Saturday, September 7, 2019

Britain is behind the slaughter in Yemen. Here's how you could help end it


David Wearing
British planes and British bombs are spearheading the killings. Politicians and the media must raise their voices in opposition.
 Nothing can diminish the threat of a disorderly Brexit, or the significance of Boris Johnson’s recent anti-democratic prorogation of parliament. That those stories lead the news is no surprise. But when our government provides crucial support to a campaign of indiscriminate killing in Yemen that has claimed the lives of thousands of people, and this is treated as a footnote in our politics rather than a national scandal, it is plain that something has gone badly wrong.
This week a report by UN experts warned that Britain could be complicit in war crimes through its arming of the Saudi Arabia-led coalition intervening in Yemen’s civil conflict. The report is the latest in a long line from the UN and the world’s most respected NGOs documenting a consistent pattern of violations. The experts note that leading arms providers like the UK “have a specific influence” on the belligerents “and may be held responsible for providing aid or assistance for the commission of international law violations”.
About 100,000 people have met violent deaths since March 2015, and the blockade imposed by the Saudi-UAE coalition is the primary cause of the world’s worst humanitarian crisis, pushing millions to the brink of famine.
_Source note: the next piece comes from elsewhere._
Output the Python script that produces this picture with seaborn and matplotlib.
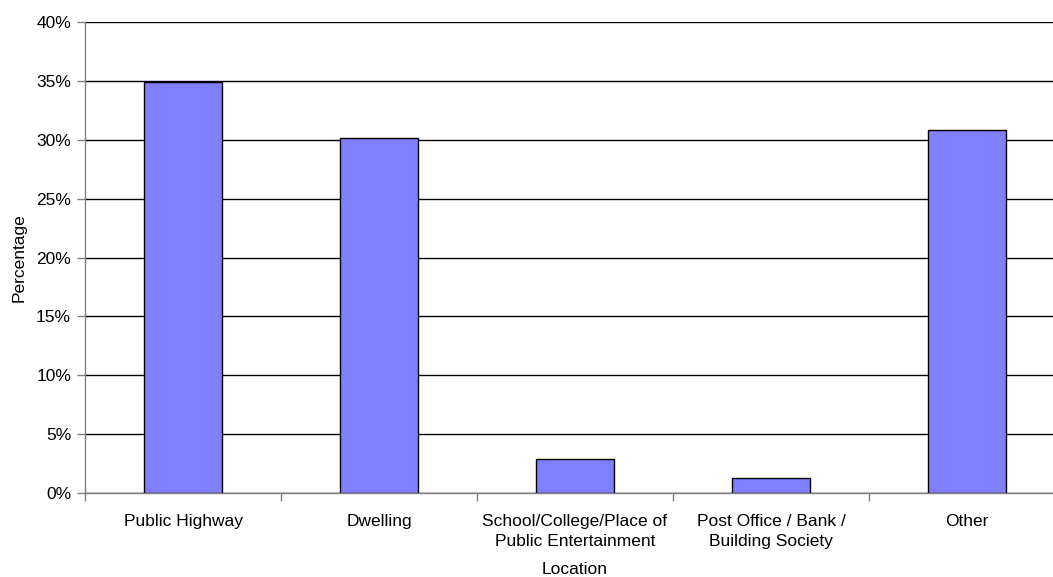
import numpy as np
import pandas as pd
import matplotlib
matplotlib.use("Agg")
import matplotlib.pyplot as plt
import seaborn as sns
from matplotlib.ticker import FixedLocator, PercentFormatter

# Chart data
locations = [
    "Public Highway",
    "Dwelling",
    "School/College/Place of\nPublic Entertainment",
    "Post Office / Bank /\nBuilding Society",
    "Other",
]
percentages = [34.9, 30.15, 2.9, 1.3, 30.85]
y_ticks = [0, 5, 10, 15, 20, 25, 30, 35, 40]

df = pd.DataFrame({"Location": locations, "Percentage": percentages})

sns.set_style("white")
plt.rcParams["font.family"] = ["Liberation Sans", "DejaVu Sans"]
plt.rcParams["text.color"] = "black"
plt.rcParams["xtick.color"] = "black"
plt.rcParams["ytick.color"] = "black"
plt.rcParams["axes.labelcolor"] = "black"

fig = plt.figure(figsize=(10.53, 5.77), dpi=100)
ax = fig.add_axes([85 / 1053, 84 / 577, 980 / 1053, 471 / 577])

# Gridlines behind bars
ax.set_axisbelow(True)
ax.yaxis.grid(True, color="black", linewidth=1)

sns.barplot(data=df, x="Location", y="Percentage", color="#8080FF",
            saturation=1, edgecolor="black", linewidth=1, width=0.4, ax=ax)

ax.set_xlim(-0.5, len(locations) - 0.5)
ax.set_ylim(0, 40)
ax.yaxis.set_major_locator(FixedLocator(y_ticks))
ax.yaxis.set_major_formatter(PercentFormatter(decimals=0))

# Category separators as ticks
ax.xaxis.set_minor_locator(FixedLocator(np.arange(-0.5, len(locations), 1)))
ax.tick_params(axis="x", which="major", length=0, pad=15, labelsize=12.5)
ax.tick_params(axis="x", which="minor", length=6, width=1, color="#808080",
               direction="out", bottom=True)
ax.tick_params(axis="y", length=6, width=1, color="#808080", left=True,
               labelsize=12.5, pad=4)
for lbl in ax.get_xticklabels():
    lbl.set_linespacing(1.45)

for side in ["top", "right"]:
    ax.spines[side].set_visible(False)
for side in ["left", "bottom"]:
    ax.spines[side].set_color("#808080")
    ax.spines[side].set_linewidth(1)

ax.set_xlabel("Location", fontsize=12.5, labelpad=9)
ax.set_ylabel("Percentage", fontsize=12.5, labelpad=7)

fig.savefig("out.png", dpi=100, facecolor="white")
Save the Children estimates that 85,000 infants have died from starvation or preventable disease. The UN experts raise the real possibility that starvation is being employed as a war tactic. British complicity in that ought to be unthinkable.
Aerial bombing by the Saudis – frequently indiscriminate – is responsible for most of the civilian deaths, and that bombing is completely dependent on British and American support. The US and UK supply the bombs, the planes that drop the bombs, training for the pilots, and the spare parts and maintenance that keep the planes in the sky. Any idea that these complex weapons systems would simply be replaced by Russia or China were Britain to refuse to provide this support is a myth. The reality is that Washington and London could have stopped the Saudis’ war any time they liked.
This indefensible situation has continued for so long partly because it has not received a level of political attention commensurate with the magnitude of the catastrophe. Our government is to blame for its own policies, but the failure to put sufficient pressure on it to end those policies is something the rest of us are responsible for.
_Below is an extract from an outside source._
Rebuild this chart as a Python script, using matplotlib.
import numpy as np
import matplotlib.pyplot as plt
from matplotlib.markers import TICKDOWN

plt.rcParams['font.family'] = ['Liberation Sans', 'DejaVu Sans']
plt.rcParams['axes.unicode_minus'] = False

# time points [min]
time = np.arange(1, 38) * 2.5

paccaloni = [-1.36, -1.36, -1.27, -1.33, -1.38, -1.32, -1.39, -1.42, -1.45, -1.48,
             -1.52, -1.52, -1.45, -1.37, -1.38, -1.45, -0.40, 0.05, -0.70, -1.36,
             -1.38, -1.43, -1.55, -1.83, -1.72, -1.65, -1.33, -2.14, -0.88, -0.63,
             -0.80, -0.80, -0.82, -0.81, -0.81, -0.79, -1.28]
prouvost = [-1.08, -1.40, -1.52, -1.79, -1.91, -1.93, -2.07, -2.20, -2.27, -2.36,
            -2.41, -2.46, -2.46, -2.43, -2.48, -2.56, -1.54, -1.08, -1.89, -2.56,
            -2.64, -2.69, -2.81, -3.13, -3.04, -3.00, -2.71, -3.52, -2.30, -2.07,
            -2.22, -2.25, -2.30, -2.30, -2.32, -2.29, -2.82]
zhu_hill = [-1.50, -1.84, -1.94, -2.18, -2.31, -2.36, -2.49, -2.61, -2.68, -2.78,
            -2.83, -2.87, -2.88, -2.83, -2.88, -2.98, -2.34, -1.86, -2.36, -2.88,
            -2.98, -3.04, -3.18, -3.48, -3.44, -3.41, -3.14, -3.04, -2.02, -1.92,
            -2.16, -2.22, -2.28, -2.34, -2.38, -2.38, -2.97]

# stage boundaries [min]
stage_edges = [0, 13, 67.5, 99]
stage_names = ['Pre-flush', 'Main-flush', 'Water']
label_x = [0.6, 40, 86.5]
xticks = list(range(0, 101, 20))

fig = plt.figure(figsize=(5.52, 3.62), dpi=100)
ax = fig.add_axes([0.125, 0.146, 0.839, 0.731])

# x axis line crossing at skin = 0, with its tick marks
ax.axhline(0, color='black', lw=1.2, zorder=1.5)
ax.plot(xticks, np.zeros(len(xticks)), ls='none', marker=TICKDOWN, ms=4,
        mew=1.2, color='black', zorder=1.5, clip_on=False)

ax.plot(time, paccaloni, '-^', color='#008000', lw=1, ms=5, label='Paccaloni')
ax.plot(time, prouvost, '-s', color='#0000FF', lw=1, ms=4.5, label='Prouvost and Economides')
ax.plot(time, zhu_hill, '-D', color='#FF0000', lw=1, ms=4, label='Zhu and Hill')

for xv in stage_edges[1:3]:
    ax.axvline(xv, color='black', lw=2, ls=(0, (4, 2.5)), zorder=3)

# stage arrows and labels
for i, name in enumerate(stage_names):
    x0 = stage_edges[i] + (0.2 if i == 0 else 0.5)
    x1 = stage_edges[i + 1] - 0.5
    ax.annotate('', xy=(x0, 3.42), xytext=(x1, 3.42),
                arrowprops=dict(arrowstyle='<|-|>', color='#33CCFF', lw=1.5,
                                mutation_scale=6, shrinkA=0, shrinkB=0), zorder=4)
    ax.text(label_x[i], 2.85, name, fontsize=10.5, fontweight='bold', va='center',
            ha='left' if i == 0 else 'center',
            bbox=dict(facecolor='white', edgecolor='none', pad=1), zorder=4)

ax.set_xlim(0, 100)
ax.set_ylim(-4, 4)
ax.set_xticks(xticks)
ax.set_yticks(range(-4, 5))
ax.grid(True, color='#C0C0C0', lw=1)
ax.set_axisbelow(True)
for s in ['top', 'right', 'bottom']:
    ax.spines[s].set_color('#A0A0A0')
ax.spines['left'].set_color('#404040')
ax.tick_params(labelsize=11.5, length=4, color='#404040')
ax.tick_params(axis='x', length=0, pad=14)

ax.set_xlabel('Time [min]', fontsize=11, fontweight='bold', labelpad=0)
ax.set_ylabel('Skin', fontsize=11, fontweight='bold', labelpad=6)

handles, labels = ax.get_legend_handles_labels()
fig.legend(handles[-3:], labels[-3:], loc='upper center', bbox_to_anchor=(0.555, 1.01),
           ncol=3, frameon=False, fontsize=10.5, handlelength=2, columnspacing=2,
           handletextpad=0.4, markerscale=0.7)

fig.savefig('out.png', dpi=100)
Yemeni children attend class in a bomb-damaged school in Taez on the first day of the new academic year on 3 September.
Pinterest
 Yemeni children attend class in a bomb-damaged school in Taez on the first day of the new academic year on 3 September. Photograph: Ahmad Al-Basha/AFP/Getty Images

Politicians of the centre, for example, are never shy of flaunting their supposed internationalist credentials, but many of these same figures either support or have nothing to say about British arms sales to Saudi Arabia. Indeed, most of the British-built planes now pulverising Yemen were sold to the Saudis by New Labour. The Jeremy Corbyn leadership has the correct stance on Yemen in opposing the current British role, but it is hard to believe that the official opposition could not have done more to push the issue up the agenda, given the depth of British complicity in the suffering of that country’s people.
The media also have questions to answer. Academic observers like myself owe a debt to brave journalists like Iona Craig, Bel Trew, Nawal al-Maghafi and Orla Guerin, whose reporting from Yemen is invaluable to our research. But collectively, this story is not given the sustained prominence it needs if the government is going to be held to account. Too much of the commentariat, while enthused by the prospect of Britain staging a “humanitarian intervention” when an official enemy is committing atrocities, appear unable to comprehend a situation where the atrocities are being committed by Britain’s allies with Britain’s help.
These failures extend to wider civil society too. Leading NGOs have done indispensable work in documenting the war’s costs and attempting to raise the alarm. Campaign Against Arms Trade launched a judicial review of UK arms sales whose recent court success has caused a big headache for Downing Street. But large swathes of the left have simply not done enough. It is tragic that the major demonstrations we saw over the invasion and occupations of Afghanistan and Iraq have never materialised to end the sale of arms to Saudi Arabia.
These collective failings have let the government and its Gulf allies off the hook, and Yemeni civilians have paid the price. For a nation that talks endlessly about its place in the world, much of Britain’s political culture remains intensely parochial, self-absorbed, and remarkably casual about the huge humanitarian costs of its behaviour in the global south. This mixture of chauvinism and unconscious racism is of course a legacy of empire. And it is by no means limited to the Brexiteers.
There are, however, competing traditions to be found in Britain, of genuine internationalism and solidarity. Two-thirds of the public oppose arms sales to Saudi Arabia, including half of Conservative voters. There is enormous potential for civil society and the political class to give voice and force to these passively-held opinions. Britain is more than capable of doing right by the Yemeni people. But first we will need to take a long, honest look in the mirror.